__EXERCISE GOAL__.
From the first line of the data below, repeat each line exactly until you reach the line with "const ICONE_LIMITE = 'path://M5,0"; include that line too.

__RECORDED DATA__.
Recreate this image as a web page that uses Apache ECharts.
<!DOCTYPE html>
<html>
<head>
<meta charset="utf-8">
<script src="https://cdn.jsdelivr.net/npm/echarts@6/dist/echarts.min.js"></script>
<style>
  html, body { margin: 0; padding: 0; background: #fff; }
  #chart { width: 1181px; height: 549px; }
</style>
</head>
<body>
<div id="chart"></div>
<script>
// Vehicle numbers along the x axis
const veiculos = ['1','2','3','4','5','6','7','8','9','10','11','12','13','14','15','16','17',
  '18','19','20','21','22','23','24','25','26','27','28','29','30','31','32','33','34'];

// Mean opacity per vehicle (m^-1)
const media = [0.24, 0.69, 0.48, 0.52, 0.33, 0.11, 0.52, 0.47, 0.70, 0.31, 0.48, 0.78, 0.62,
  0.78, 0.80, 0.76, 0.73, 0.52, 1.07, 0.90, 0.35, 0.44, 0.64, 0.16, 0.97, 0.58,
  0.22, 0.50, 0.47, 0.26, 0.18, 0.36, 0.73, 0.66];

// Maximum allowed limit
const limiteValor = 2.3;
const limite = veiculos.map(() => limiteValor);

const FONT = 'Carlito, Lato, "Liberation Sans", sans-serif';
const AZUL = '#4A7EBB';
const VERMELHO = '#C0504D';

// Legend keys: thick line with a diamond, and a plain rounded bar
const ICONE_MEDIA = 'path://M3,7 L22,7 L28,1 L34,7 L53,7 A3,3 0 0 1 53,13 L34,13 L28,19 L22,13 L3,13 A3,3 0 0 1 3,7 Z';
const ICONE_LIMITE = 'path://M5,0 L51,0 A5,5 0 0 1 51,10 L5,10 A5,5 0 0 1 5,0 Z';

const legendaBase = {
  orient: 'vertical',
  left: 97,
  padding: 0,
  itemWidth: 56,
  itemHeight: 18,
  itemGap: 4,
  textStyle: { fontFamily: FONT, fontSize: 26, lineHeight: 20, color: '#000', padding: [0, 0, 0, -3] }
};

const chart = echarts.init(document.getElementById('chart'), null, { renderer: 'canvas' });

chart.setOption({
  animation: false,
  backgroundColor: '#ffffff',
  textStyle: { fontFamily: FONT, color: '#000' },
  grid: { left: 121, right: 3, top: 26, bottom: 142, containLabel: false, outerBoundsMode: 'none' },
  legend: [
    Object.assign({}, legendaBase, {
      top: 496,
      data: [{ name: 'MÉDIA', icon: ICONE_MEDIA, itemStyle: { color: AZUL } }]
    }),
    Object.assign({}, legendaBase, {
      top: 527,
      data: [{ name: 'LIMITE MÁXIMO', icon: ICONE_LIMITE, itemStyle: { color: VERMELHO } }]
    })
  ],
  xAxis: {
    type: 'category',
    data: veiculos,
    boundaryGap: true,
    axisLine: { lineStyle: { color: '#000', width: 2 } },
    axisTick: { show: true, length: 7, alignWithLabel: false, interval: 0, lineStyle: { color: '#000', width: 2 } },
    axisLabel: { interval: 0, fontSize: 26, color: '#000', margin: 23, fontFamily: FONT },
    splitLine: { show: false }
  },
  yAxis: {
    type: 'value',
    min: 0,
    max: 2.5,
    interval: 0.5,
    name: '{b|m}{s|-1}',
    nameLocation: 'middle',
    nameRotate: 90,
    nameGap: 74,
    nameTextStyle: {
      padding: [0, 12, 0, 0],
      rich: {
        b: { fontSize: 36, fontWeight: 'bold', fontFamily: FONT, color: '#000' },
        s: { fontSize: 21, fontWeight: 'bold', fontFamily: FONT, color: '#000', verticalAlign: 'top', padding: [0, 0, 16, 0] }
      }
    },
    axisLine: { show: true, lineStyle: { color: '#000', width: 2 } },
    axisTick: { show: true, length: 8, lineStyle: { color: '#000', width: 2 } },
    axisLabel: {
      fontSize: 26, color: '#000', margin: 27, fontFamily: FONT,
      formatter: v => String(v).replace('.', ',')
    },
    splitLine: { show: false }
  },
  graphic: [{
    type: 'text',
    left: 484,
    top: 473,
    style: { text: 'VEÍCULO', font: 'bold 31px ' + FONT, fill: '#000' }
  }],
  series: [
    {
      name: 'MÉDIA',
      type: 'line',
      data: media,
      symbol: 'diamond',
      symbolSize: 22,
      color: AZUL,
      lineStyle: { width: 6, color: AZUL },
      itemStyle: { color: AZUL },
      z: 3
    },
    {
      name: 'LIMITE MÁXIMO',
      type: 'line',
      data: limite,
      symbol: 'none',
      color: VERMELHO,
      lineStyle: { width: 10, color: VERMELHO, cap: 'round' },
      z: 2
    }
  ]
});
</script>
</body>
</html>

__RESPONSE TO THE EXERCISE__.
Recreate this image as a web page that uses Apache ECharts.
<!DOCTYPE html>
<html>
<head>
<meta charset="utf-8">
<script src="https://cdn.jsdelivr.net/npm/echarts@6/dist/echarts.min.js"></script>
<style>
  html, body { margin: 0; padding: 0; background: #fff; }
  #chart { width: 1181px; height: 549px; }
</style>
</head>
<body>
<div id="chart"></div>
<script>
// Vehicle numbers along the x axis
const veiculos = ['1','2','3','4','5','6','7','8','9','10','11','12','13','14','15','16','17',
  '18','19','20','21','22','23','24','25','26','27','28','29','30','31','32','33','34'];

// Mean opacity per vehicle (m^-1)
const media = [0.24, 0.69, 0.48, 0.52, 0.33, 0.11, 0.52, 0.47, 0.70, 0.31, 0.48, 0.78, 0.62,
  0.78, 0.80, 0.76, 0.73, 0.52, 1.07, 0.90, 0.35, 0.44, 0.64, 0.16, 0.97, 0.58,
  0.22, 0.50, 0.47, 0.26, 0.18, 0.36, 0.73, 0.66];

// Maximum allowed limit
const limiteValor = 2.3;
const limite = veiculos.map(() => limiteValor);

const FONT = 'Carlito, Lato, "Liberation Sans", sans-serif';
const AZUL = '#4A7EBB';
const VERMELHO = '#C0504D';

// Legend keys: thick line with a diamond, and a plain rounded bar
const ICONE_MEDIA = 'path://M3,7 L22,7 L28,1 L34,7 L53,7 A3,3 0 0 1 53,13 L34,13 L28,19 L22,13 L3,13 A3,3 0 0 1 3,7 Z';
const ICONE_LIMITE = 'path://M5,0 L51,0 A5,5 0 0 1 51,10 L5,10 A5,5 0 0 1 5,0 Z';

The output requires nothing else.